Code that draws figures
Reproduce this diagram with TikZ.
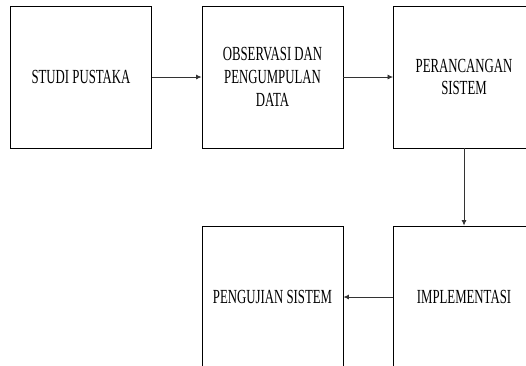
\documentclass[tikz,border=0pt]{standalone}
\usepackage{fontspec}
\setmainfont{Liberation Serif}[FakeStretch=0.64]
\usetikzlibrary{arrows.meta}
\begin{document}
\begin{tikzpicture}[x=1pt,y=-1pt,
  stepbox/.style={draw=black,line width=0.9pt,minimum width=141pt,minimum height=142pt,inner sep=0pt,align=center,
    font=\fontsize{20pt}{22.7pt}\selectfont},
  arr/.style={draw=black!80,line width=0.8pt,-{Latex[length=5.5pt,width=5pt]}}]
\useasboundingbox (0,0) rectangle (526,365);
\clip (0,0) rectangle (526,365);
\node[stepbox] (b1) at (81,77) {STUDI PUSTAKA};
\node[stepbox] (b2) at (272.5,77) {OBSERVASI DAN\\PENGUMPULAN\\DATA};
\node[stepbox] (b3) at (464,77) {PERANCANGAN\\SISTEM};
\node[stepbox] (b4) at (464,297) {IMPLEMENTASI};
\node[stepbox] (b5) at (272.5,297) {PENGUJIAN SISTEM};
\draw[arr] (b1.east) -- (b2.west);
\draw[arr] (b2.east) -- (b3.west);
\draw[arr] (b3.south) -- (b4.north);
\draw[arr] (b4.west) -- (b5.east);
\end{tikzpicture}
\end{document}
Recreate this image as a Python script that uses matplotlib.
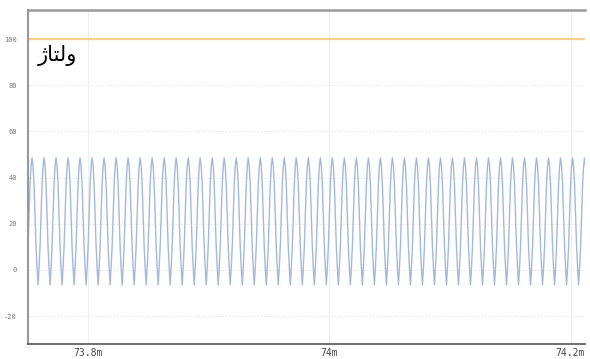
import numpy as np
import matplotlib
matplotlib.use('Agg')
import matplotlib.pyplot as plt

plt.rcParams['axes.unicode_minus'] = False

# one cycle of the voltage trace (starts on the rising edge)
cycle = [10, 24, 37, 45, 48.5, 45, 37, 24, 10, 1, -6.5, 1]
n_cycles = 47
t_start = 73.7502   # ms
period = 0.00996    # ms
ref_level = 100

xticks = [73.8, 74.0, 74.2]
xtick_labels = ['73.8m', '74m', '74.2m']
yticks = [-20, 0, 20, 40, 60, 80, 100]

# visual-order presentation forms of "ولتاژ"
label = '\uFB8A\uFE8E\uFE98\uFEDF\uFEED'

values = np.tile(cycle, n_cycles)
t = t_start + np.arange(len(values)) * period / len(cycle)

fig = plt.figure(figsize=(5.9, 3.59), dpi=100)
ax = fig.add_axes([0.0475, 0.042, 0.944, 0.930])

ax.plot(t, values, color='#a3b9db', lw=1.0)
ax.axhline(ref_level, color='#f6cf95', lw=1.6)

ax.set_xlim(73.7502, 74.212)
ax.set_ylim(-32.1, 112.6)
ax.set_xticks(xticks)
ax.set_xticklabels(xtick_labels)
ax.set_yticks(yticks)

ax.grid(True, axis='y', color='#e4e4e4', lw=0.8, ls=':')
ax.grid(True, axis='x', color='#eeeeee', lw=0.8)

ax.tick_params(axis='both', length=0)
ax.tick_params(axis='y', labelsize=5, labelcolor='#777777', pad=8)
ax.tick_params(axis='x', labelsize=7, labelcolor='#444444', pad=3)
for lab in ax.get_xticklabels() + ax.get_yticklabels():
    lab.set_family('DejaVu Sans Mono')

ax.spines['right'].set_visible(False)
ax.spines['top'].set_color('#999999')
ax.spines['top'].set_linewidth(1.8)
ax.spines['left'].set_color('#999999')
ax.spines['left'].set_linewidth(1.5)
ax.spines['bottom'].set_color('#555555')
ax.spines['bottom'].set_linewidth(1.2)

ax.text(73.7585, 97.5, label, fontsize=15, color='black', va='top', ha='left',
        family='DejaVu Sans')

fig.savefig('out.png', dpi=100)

_What is required_
Images must not appear in the copy; reproduce everything else in the records verbatim.

_Reply_
Reproduce this diagram with TikZ.
\documentclass[tikz,border=0pt]{standalone}
\usepackage{fontspec}
\setmainfont{Liberation Serif}[FakeStretch=0.64]
\usetikzlibrary{arrows.meta}
\begin{document}
\begin{tikzpicture}[x=1pt,y=-1pt,
  stepbox/.style={draw=black,line width=0.9pt,minimum width=141pt,minimum height=142pt,inner sep=0pt,align=center,
    font=\fontsize{20pt}{22.7pt}\selectfont},
  arr/.style={draw=black!80,line width=0.8pt,-{Latex[length=5.5pt,width=5pt]}}]
\useasboundingbox (0,0) rectangle (526,365);
\clip (0,0) rectangle (526,365);
\node[stepbox] (b1) at (81,77) {STUDI PUSTAKA};
\node[stepbox] (b2) at (272.5,77) {OBSERVASI DAN\\PENGUMPULAN\\DATA};
\node[stepbox] (b3) at (464,77) {PERANCANGAN\\SISTEM};
\node[stepbox] (b4) at (464,297) {IMPLEMENTASI};
\node[stepbox] (b5) at (272.5,297) {PENGUJIAN SISTEM};
\draw[arr] (b1.east) -- (b2.west);
\draw[arr] (b2.east) -- (b3.west);
\draw[arr] (b3.south) -- (b4.north);
\draw[arr] (b4.west) -- (b5.east);
\end{tikzpicture}
\end{document}
Recreate this image as a Python script that uses matplotlib.
import numpy as np
import matplotlib
matplotlib.use('Agg')
import matplotlib.pyplot as plt

plt.rcParams['axes.unicode_minus'] = False

# one cycle of the voltage trace (starts on the rising edge)
cycle = [10, 24, 37, 45, 48.5, 45, 37, 24, 10, 1, -6.5, 1]
n_cycles = 47
t_start = 73.7502   # ms
period = 0.00996    # ms
ref_level = 100

xticks = [73.8, 74.0, 74.2]
xtick_labels = ['73.8m', '74m', '74.2m']
yticks = [-20, 0, 20, 40, 60, 80, 100]

# visual-order presentation forms of "ولتاژ"
label = '\uFB8A\uFE8E\uFE98\uFEDF\uFEED'

values = np.tile(cycle, n_cycles)
t = t_start + np.arange(len(values)) * period / len(cycle)

fig = plt.figure(figsize=(5.9, 3.59), dpi=100)
ax = fig.add_axes([0.0475, 0.042, 0.944, 0.930])

ax.plot(t, values, color='#a3b9db', lw=1.0)
ax.axhline(ref_level, color='#f6cf95', lw=1.6)

ax.set_xlim(73.7502, 74.212)
ax.set_ylim(-32.1, 112.6)
ax.set_xticks(xticks)
ax.set_xticklabels(xtick_labels)
ax.set_yticks(yticks)

ax.grid(True, axis='y', color='#e4e4e4', lw=0.8, ls=':')
ax.grid(True, axis='x', color='#eeeeee', lw=0.8)

ax.tick_params(axis='both', length=0)
ax.tick_params(axis='y', labelsize=5, labelcolor='#777777', pad=8)
ax.tick_params(axis='x', labelsize=7, labelcolor='#444444', pad=3)
for lab in ax.get_xticklabels() + ax.get_yticklabels():
    lab.set_family('DejaVu Sans Mono')

ax.spines['right'].set_visible(False)
ax.spines['top'].set_color('#999999')
ax.spines['top'].set_linewidth(1.8)
ax.spines['left'].set_color('#999999')
ax.spines['left'].set_linewidth(1.5)
ax.spines['bottom'].set_color('#555555')
ax.spines['bottom'].set_linewidth(1.2)

ax.text(73.7585, 97.5, label, fontsize=15, color='black', va='top', ha='left',
        family='DejaVu Sans')

fig.savefig('out.png', dpi=100)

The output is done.